[Figure scripts]
[BEGIN]

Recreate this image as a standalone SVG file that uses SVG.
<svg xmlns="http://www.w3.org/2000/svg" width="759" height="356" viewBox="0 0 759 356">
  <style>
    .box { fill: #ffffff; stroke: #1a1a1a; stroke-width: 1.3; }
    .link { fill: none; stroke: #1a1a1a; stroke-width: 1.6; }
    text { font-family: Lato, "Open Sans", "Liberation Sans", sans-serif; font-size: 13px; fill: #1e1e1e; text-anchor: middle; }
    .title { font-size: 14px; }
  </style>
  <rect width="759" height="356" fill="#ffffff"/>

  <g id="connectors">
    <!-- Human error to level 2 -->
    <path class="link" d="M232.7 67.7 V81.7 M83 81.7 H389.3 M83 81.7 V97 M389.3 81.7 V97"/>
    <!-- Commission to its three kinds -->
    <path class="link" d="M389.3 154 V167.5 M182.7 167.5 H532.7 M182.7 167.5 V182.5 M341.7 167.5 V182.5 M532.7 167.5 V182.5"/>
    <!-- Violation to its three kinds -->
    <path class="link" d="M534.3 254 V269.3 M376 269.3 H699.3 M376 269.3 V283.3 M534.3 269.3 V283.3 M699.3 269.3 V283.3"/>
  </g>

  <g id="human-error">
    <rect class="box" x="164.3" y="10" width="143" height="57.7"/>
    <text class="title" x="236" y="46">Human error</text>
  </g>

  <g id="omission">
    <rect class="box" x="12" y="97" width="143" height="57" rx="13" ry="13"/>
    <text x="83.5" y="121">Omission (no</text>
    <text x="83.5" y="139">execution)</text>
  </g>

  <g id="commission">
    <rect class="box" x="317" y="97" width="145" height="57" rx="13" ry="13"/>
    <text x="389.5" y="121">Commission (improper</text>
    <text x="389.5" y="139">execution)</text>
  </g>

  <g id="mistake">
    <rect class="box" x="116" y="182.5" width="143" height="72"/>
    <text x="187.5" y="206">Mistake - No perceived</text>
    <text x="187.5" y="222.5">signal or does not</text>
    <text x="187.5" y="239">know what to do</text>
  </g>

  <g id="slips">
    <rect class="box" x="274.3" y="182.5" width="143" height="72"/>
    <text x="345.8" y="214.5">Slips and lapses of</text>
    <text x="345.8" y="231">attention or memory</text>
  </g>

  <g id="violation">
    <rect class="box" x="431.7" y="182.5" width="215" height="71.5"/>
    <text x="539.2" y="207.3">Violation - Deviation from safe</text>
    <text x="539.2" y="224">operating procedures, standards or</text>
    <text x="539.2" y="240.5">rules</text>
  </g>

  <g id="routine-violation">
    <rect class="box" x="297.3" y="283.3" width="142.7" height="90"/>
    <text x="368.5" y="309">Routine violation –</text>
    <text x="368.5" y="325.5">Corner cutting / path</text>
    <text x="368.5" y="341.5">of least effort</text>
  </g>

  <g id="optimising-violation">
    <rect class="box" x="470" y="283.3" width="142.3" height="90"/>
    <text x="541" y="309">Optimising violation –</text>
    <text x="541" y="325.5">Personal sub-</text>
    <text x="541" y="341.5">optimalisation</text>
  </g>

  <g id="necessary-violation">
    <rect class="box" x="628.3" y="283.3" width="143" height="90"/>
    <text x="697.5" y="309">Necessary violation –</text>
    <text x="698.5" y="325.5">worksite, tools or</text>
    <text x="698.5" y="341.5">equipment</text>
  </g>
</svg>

[END]
[BEGIN]

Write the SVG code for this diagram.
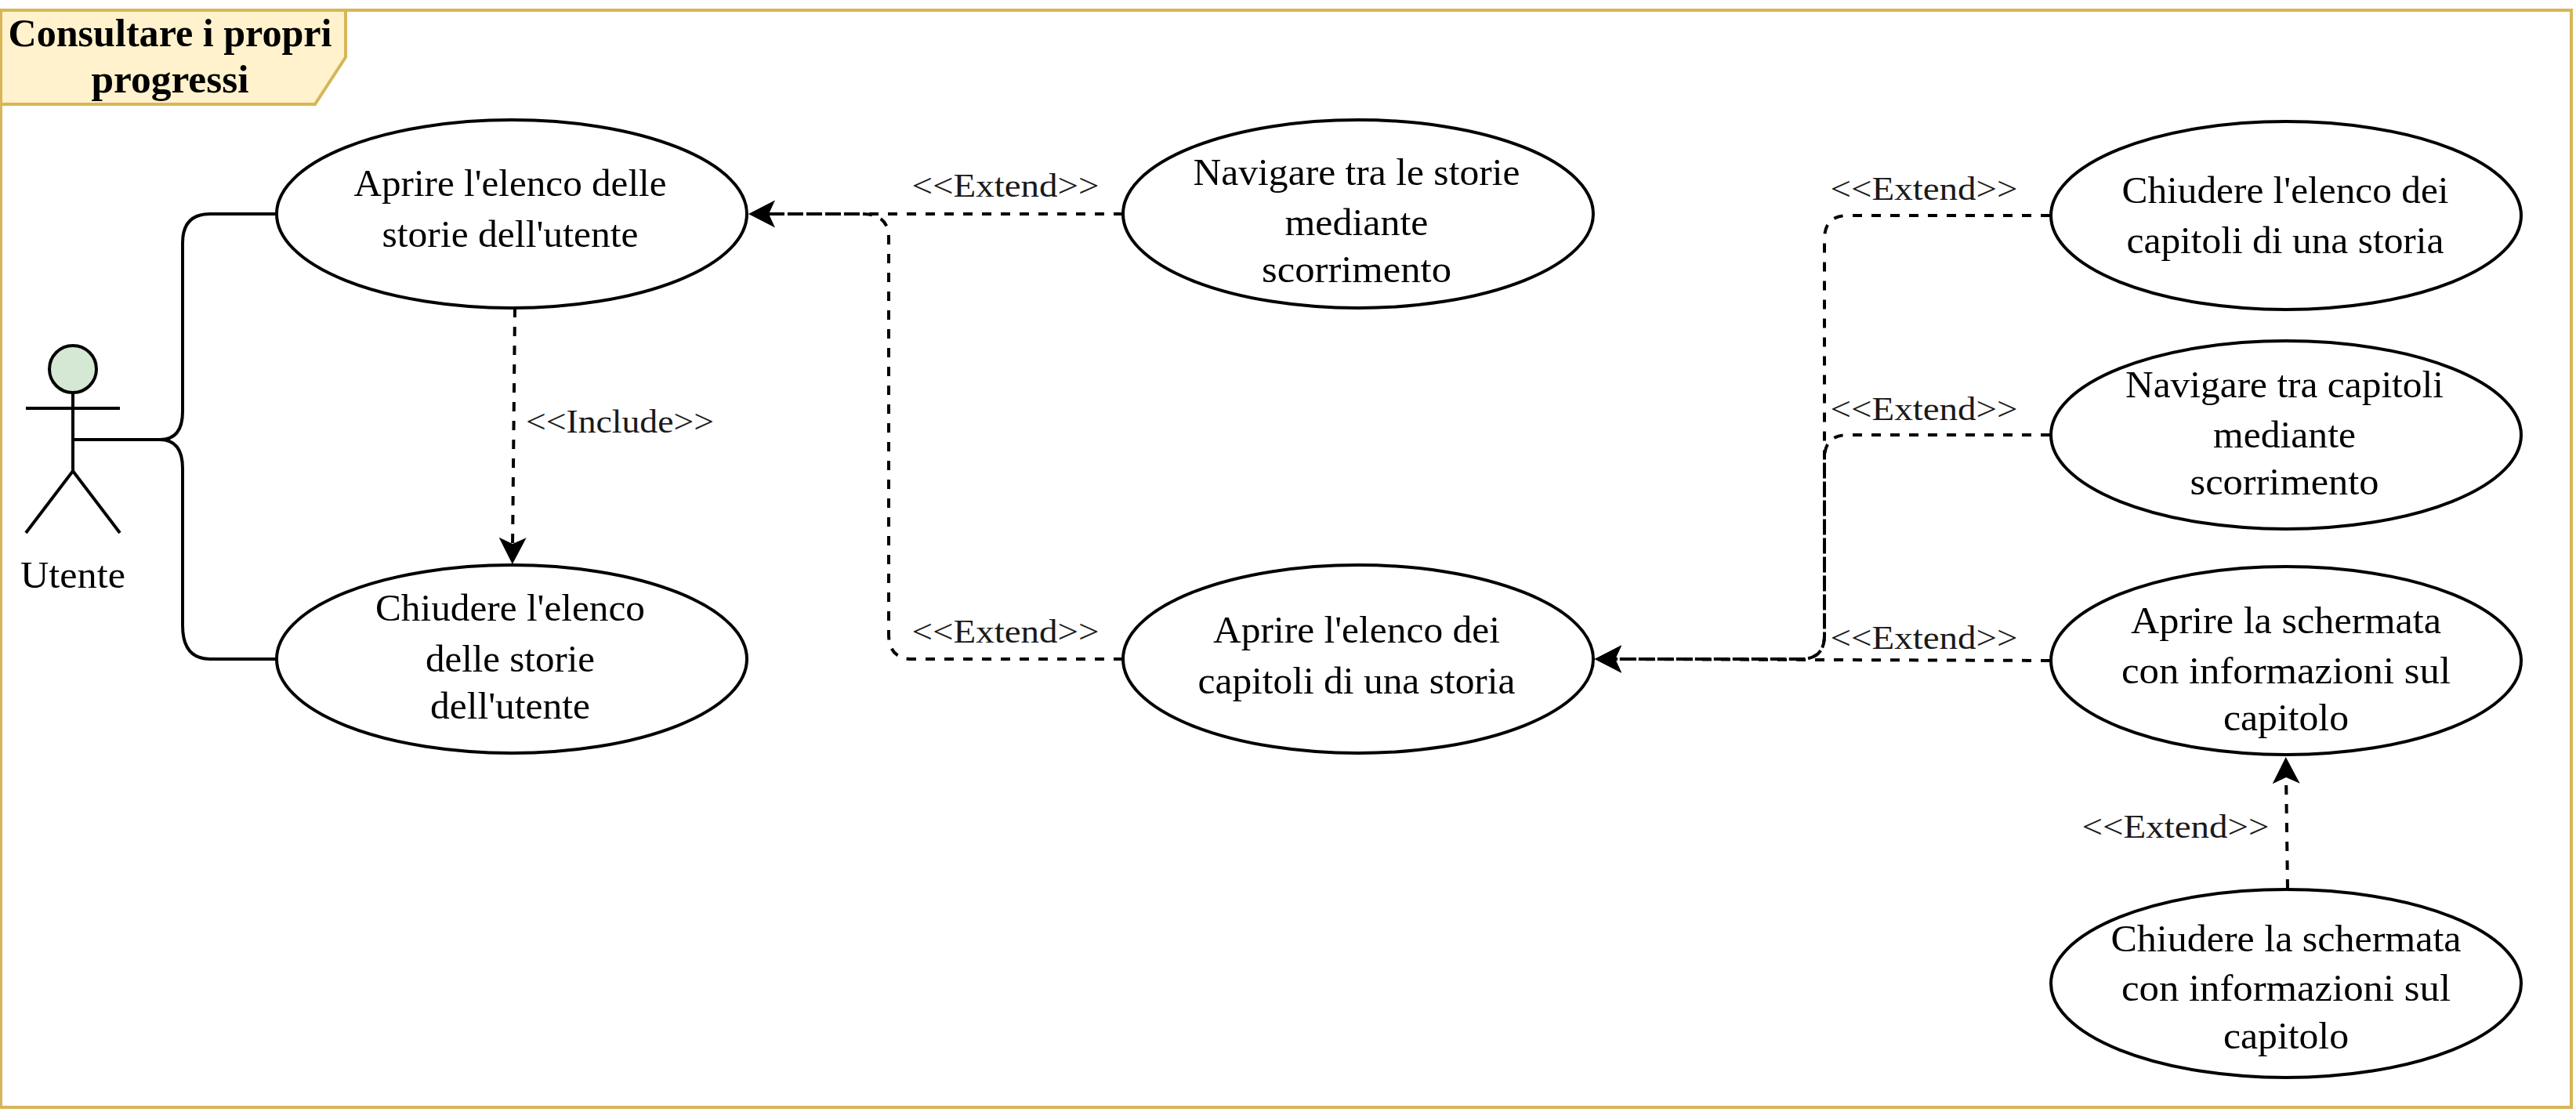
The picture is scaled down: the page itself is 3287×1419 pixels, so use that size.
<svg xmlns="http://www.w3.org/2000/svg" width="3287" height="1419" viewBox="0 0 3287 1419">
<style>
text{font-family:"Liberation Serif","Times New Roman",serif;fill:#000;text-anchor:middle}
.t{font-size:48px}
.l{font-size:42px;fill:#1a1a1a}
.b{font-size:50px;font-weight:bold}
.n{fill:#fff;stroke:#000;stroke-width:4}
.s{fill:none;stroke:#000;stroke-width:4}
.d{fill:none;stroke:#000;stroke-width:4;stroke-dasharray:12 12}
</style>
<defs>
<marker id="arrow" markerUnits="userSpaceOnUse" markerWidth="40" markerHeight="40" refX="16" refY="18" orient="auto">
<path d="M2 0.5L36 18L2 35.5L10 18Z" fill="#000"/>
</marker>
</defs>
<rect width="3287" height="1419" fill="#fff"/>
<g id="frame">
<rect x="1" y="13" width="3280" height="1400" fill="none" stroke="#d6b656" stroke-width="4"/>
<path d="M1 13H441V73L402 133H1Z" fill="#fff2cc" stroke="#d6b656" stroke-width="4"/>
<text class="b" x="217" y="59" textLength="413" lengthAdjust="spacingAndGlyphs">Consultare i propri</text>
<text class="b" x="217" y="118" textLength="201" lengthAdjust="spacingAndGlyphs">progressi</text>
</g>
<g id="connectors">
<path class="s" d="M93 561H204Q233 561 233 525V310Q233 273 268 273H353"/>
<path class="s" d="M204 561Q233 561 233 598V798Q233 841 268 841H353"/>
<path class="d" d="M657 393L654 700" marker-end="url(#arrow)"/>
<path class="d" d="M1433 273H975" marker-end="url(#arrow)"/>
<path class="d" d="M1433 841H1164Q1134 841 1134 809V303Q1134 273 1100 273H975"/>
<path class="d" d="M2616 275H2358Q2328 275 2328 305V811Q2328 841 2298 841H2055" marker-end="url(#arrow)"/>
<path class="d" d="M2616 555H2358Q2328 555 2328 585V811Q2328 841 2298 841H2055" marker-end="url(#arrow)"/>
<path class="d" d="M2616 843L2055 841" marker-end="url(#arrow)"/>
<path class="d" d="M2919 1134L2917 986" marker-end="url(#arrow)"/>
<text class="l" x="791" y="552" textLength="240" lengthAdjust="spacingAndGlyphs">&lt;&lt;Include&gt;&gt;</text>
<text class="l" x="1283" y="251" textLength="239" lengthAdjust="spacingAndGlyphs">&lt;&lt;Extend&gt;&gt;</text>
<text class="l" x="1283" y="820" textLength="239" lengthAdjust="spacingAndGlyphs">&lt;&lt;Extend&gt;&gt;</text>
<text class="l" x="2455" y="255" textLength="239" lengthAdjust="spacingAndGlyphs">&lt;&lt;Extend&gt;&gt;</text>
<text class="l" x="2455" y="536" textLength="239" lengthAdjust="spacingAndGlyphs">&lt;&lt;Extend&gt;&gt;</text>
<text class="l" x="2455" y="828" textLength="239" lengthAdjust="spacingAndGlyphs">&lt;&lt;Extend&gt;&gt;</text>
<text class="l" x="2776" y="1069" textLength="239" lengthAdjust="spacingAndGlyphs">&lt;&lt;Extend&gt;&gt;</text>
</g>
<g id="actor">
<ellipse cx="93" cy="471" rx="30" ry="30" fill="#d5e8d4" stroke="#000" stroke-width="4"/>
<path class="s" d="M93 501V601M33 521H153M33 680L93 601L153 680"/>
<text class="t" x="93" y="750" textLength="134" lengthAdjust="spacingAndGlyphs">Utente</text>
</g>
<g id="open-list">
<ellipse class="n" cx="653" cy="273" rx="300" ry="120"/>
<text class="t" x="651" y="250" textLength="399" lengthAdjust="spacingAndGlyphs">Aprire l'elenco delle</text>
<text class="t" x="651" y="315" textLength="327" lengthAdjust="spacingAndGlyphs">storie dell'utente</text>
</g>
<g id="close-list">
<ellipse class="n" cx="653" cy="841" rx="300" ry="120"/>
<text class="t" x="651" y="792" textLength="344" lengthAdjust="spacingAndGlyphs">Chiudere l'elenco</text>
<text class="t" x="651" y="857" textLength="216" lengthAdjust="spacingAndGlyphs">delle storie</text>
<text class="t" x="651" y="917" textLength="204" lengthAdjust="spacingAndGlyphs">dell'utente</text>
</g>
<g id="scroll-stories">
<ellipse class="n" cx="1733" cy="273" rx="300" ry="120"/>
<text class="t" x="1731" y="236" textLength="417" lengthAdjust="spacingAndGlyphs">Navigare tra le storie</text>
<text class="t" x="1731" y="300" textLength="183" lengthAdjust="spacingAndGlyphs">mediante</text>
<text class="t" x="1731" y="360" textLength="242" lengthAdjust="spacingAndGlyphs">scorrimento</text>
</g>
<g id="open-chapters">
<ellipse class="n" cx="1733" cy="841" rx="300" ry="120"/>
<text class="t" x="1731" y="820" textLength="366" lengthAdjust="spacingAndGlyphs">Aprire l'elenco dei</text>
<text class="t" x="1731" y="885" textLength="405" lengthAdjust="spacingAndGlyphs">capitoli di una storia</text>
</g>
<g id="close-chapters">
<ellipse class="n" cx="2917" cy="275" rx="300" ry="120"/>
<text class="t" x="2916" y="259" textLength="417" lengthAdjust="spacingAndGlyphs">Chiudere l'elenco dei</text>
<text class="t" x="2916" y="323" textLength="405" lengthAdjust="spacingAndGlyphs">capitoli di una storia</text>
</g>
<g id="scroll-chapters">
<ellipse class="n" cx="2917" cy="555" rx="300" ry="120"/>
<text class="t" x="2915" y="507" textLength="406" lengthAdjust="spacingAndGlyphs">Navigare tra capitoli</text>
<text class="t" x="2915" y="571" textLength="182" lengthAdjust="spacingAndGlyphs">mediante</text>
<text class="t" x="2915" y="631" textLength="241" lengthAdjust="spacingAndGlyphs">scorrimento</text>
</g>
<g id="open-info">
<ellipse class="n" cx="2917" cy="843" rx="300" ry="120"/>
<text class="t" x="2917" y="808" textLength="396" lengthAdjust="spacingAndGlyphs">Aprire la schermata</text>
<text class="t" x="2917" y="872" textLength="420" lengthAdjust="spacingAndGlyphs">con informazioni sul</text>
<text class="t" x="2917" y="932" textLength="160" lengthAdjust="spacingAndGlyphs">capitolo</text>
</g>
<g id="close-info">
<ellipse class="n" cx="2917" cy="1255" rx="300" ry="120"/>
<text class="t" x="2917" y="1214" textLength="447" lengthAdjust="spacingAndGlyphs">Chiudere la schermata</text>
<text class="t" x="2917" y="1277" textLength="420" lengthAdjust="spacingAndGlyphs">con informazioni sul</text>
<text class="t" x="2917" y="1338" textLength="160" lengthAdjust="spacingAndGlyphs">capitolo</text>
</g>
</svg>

[END]
[BEGIN]

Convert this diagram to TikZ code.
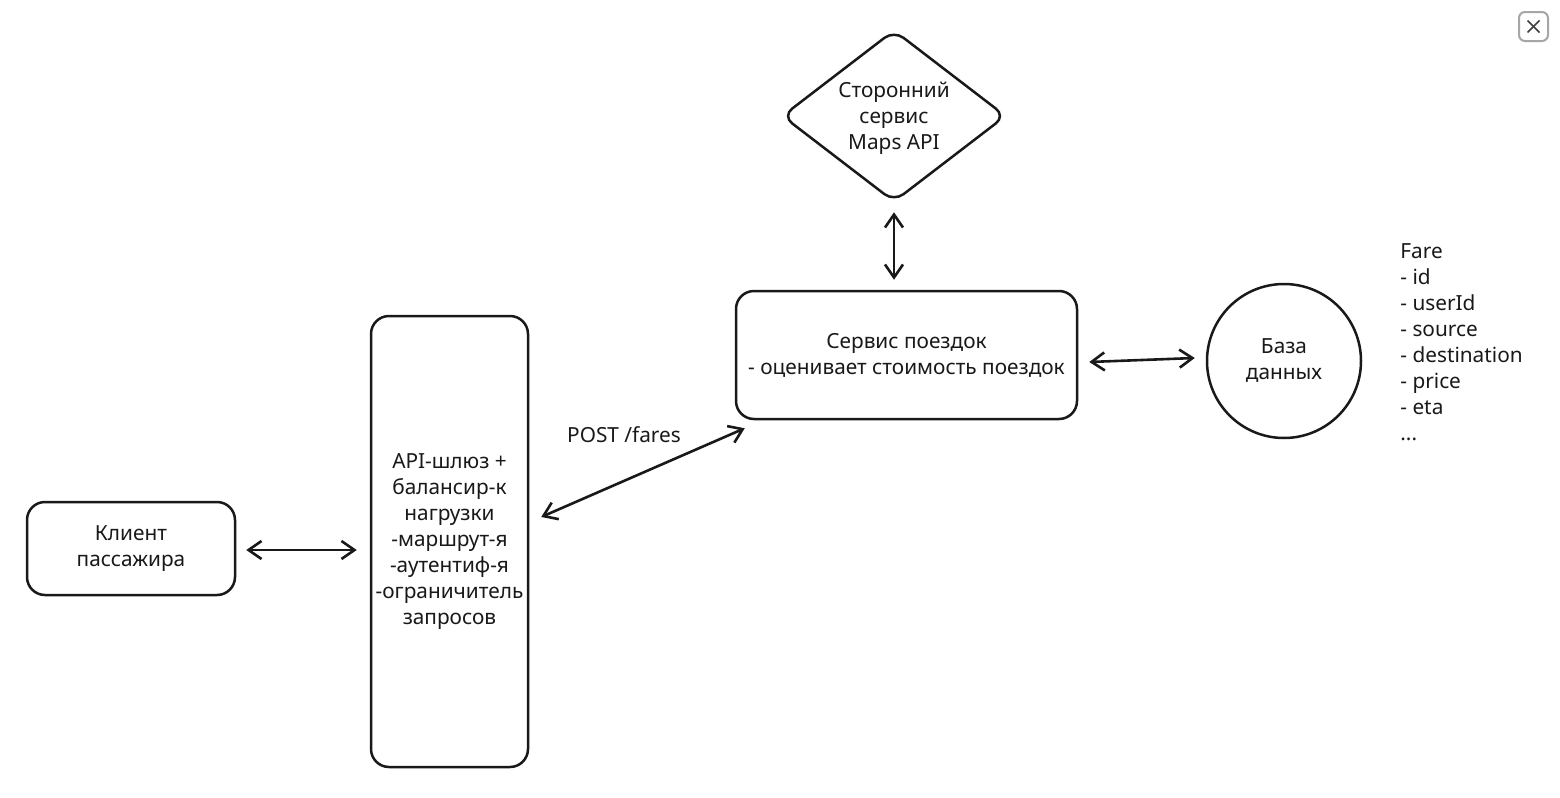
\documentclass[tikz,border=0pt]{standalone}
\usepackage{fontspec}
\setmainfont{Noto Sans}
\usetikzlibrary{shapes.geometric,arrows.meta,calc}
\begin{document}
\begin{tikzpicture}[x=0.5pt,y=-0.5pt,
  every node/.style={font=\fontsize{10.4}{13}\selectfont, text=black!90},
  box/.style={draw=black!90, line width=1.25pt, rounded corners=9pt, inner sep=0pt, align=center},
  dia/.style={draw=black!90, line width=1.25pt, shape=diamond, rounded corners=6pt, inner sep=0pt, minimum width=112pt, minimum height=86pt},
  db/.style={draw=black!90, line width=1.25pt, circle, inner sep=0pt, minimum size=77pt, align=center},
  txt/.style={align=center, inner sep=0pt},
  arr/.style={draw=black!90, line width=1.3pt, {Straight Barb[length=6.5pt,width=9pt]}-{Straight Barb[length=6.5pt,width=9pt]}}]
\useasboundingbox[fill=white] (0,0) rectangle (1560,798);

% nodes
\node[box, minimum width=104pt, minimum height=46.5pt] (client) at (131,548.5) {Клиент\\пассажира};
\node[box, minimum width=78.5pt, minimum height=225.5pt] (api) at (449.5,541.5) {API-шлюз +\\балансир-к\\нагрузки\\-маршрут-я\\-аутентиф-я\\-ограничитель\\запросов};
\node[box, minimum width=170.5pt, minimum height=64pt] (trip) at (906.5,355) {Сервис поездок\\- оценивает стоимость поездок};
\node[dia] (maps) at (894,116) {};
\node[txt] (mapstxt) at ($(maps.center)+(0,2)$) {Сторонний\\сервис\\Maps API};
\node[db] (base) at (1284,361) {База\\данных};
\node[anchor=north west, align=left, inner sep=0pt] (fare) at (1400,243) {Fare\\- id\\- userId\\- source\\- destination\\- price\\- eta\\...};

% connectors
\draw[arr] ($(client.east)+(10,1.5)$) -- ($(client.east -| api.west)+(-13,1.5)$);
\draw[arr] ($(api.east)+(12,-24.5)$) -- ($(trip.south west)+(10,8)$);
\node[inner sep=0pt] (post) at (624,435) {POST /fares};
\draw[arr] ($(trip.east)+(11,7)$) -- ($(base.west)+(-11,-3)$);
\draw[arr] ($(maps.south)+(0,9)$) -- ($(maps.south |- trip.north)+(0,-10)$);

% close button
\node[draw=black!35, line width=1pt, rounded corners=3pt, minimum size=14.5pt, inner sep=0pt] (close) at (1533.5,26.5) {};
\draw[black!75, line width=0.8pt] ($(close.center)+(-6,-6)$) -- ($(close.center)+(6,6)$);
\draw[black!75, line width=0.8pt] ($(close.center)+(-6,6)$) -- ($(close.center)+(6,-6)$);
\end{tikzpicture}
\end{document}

[END]

| TASK |
How many lines in the listing above contain the string "standalone"? Answer with the number only.

| SOLUTION TO THIS TASK |
2